Et dans ces textes AODON parle de solitude bien souvent, de souffrance constamment, et de mort assurément. Le tout de manière personnelle à chaque titre, d’où les neuf portraits qui y sont dessinés grâce au chant éraillé de M-Kha qui saura encore une fois hurler l’agonie comme un loup solitaire dans la faible lueur de la nuit.

La nature humaine y est décrite avec un regard noir rempli de compassion, mais aussi comme une funèbre oraison.
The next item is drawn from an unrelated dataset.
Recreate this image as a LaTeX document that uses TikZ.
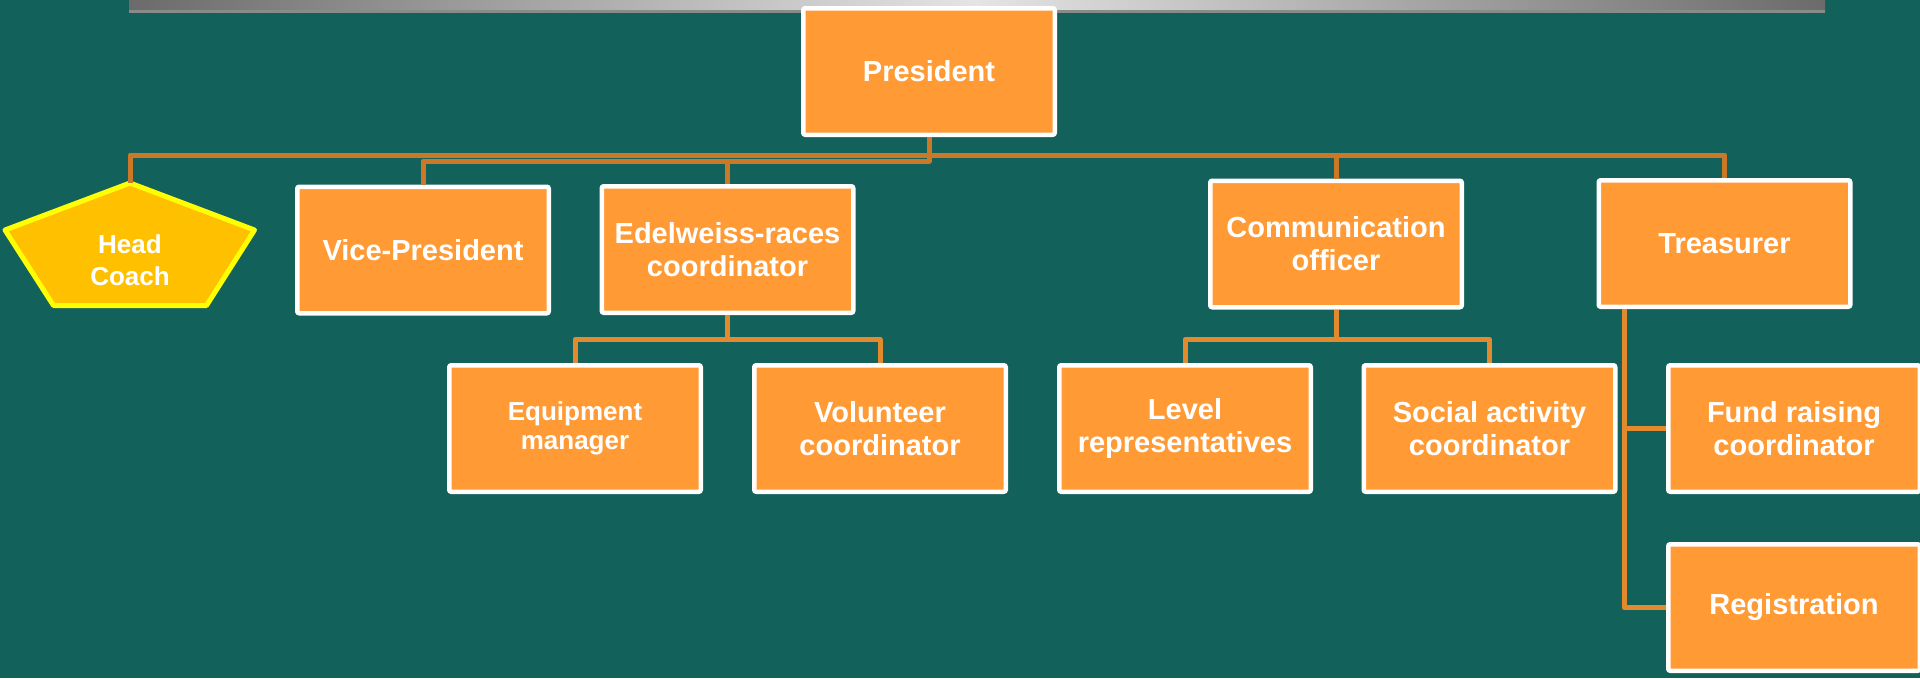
\documentclass[tikz,border=0pt]{standalone}
\usepackage{fontspec}
\setmainfont{Liberation Sans}
\definecolor{bg}{HTML}{12615B}
\definecolor{boxorange}{HTML}{FF9A35}
\definecolor{topline}{HTML}{CC7829}
\definecolor{lowline}{HTML}{E3892E}
\definecolor{hcfill}{HTML}{FFC000}
\definecolor{hcborder}{HTML}{FFFF00}
\definecolor{bargray}{HTML}{6B6B6B}
\definecolor{barlight}{HTML}{E4E4E4}
\definecolor{bardark}{HTML}{8A8A8A}
\begin{document}
\begin{tikzpicture}[x=1pt,y=-1pt,
  box/.style={draw=white, line width=4.5pt, fill=boxorange, rounded corners=2pt,
    minimum width=251.5pt, minimum height=126.5pt, inner sep=0pt, align=center,
    text=white, font=\bfseries\fontsize{29}{33}\selectfont},
  smalltext/.style={font=\bfseries\fontsize{26}{29}\selectfont},
  upperline/.style={draw=topline, line width=5pt, line join=round},
  lowerline/.style={draw=lowline, line width=5pt, line join=round}]
\fill[bg] (0,0) rectangle (1920,678);
\useasboundingbox (0,0) rectangle (1920,678);
% top bar
\shade[left color=bargray, right color=bargray, middle color=barlight] (129,0) rectangle (1825,10);
\fill[bardark] (129,10) rectangle (1825,13);
% nodes
\node[box] (pres) at (929,71.5) {President};
\node[box] (vp) at (423,250) {Vice-President};
\node[box] (edel) at (727.5,249.5) {Edelweiss-races\\coordinator};
\node[box] (comm) at (1336,244) {Communication\\officer};
\node[box] (treas) at (1724.5,243.5) {Treasurer};
\node[box, smalltext] (equip) at (575,428.5) {Equipment\\manager};
\node[box] (vol) at (880,428.5) {Volunteer\\coordinator};
\node[box] (level) at (1185,428.5) {Level\\representatives};
\node[box] (social) at (1489.5,428.5) {Social activity\\coordinator};
\node[box] (fund) at (1794,428.5) {Fund raising\\coordinator};
\node[box] (reg) at (1794,607.5) {Registration};
% head coach pentagon
\coordinate (hctop) at (130,183);
\filldraw[fill=hcfill, draw=hcborder, line width=5pt, line join=round]
  (hctop) -- (254.5,230) -- (206.5,305.5) -- (53.5,305.5) -- (5,230) -- cycle;
\node[text=white, align=center, font=\bfseries\fontsize{26}{32}\selectfont] (hc) at (130,260) {Head\\Coach};
% bus coordinates
\coordinate (busA) at (929,155);
\coordinate (busB) at (929,161);
\coordinate (busC) at (929,339.5);
\coordinate (tx) at (1624,0);
% connectors
\draw[upperline] (hctop) -- (hctop |- busA) -- (treas.north |- busA) -- (treas.north);
\draw[upperline] (comm.north) -- (comm.north |- busA);
\draw[upperline] (pres.south) -- (busB) -- (vp.north |- busB) -- (vp.north);
\draw[upperline] (edel.north) -- (edel.north |- busB);
\draw[lowerline] (edel.south) -- (edel.south |- busC);
\draw[lowerline] (equip.north) -- (equip.north |- busC) -- (vol.north |- busC) -- (vol.north);
\draw[lowerline] (comm.south) -- (comm.south |- busC);
\draw[lowerline] (level.north) -- (level.north |- busC) -- (social.north |- busC) -- (social.north);
\draw[lowerline] (treas.south -| tx) -- (tx |- reg.west) -- (reg.west);
\draw[lowerline] (tx |- fund.west) -- (fund.west);
\end{tikzpicture}
\end{document}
Et la musique d’ AODON n’aura jamais été aussi intelligente de paradoxe, parce que la rage que ce groupe a toujours possédé est encore infiniment présente, mais elle se mêle à des émotions plus raffinées, plus humaines et tout aussi écorchées.

Il semblait difficile de faire mieux que « 11069 » parce qu’AODON avait magistralement composé dans une dimension musicale la définition de la souffrance, mais aujourd’hui « Portraits » s’ouvre intégralement vers la nature humaine et en extirpe ce qu’il y a de plus sombre.

Ce nouvel album va plus loin, même s’il est moins long que son prédécesseur de quelques minutes ; rien qu’avec « Swen » on découvre une mélancolie réelle qui surgit des ténèbres au niveau des guitares en plein milieu de nulle part, ce qui accentue le mouvement vers quelque chose d’éthéré tout en gardant cette volonté de détruire.

La connexion qui s’était faite avec le Vamacara studio sur les deux premiers albums n’est plus, et AODON s’est orienté pour mixer et masteriser ce nouvel album vers les studios de AJ Viana Productions, basés proche de Philadelphie, mais ils ont su conserver l’esprit de la musique du groupe, sans le dénaturer tel qu’il a toujours été.

On retrouve avec « Egon » la facette nihiliste que peut avoir la musique d’AODON et pendant qu’on écoute ces envolées mortelles on regarde « l’azur perdu de la splendeur terrestre ».

« Portraits » nous identifie pas à pas dans un réseau social spirituel où les ténèbres sont la connexion et où la batterie dégage sa fureur sur les morceaux tandis que les guitares s’amusent à jouer une ambivalence perverse, attirant l’auditeur comme un morceau de viande attaché à la laisse d’un chien affamé, pour mieux le laisser choir dans des atmosphères où « le rouge a devasté la Terre entière », ramenant quelque part à la génèse de toute chose .

On frémit, on ressent, on est en vie à l’écoute de ce nouvel album, et c’est dans un univers sans faille qu’« Andreas » vous amènera « dans des couloirs sans fin », à écouter cette voix ô combien gémissante et amère d’un esprit sain enfermé dans un corps malade.

Mais alors que l’on pensait finir l’album de manière hémorragique n’attendant que la fin lentement pour que nos visages reprennent possession de nous-mêmes, « Liza » presque épique sur ses batteries, vient avec ses variations de violences et ses ambiances fantasmagoriques « souffler au creux de votre oreille sa poésie glaçante ».

Vous aurez hâte de changer de portraits pour découvrir ce qu’il se passe derrière chaque masque, chaque secret terrifiant qu’il renferme, jusqu’à « Inaki » brûlante ne laissant derrière elle qu’ « une ligne incendescante » et enfin « Sheelagh », certainement la plus cosmique qui « dans un cercle obscur » vous laisse seul, une fois l’album terminé « croupissant lentement jusqu’au soleil mourant »…

« 11069 » confirmait le talent de AODON, mais « Portraits » affirme sa domination.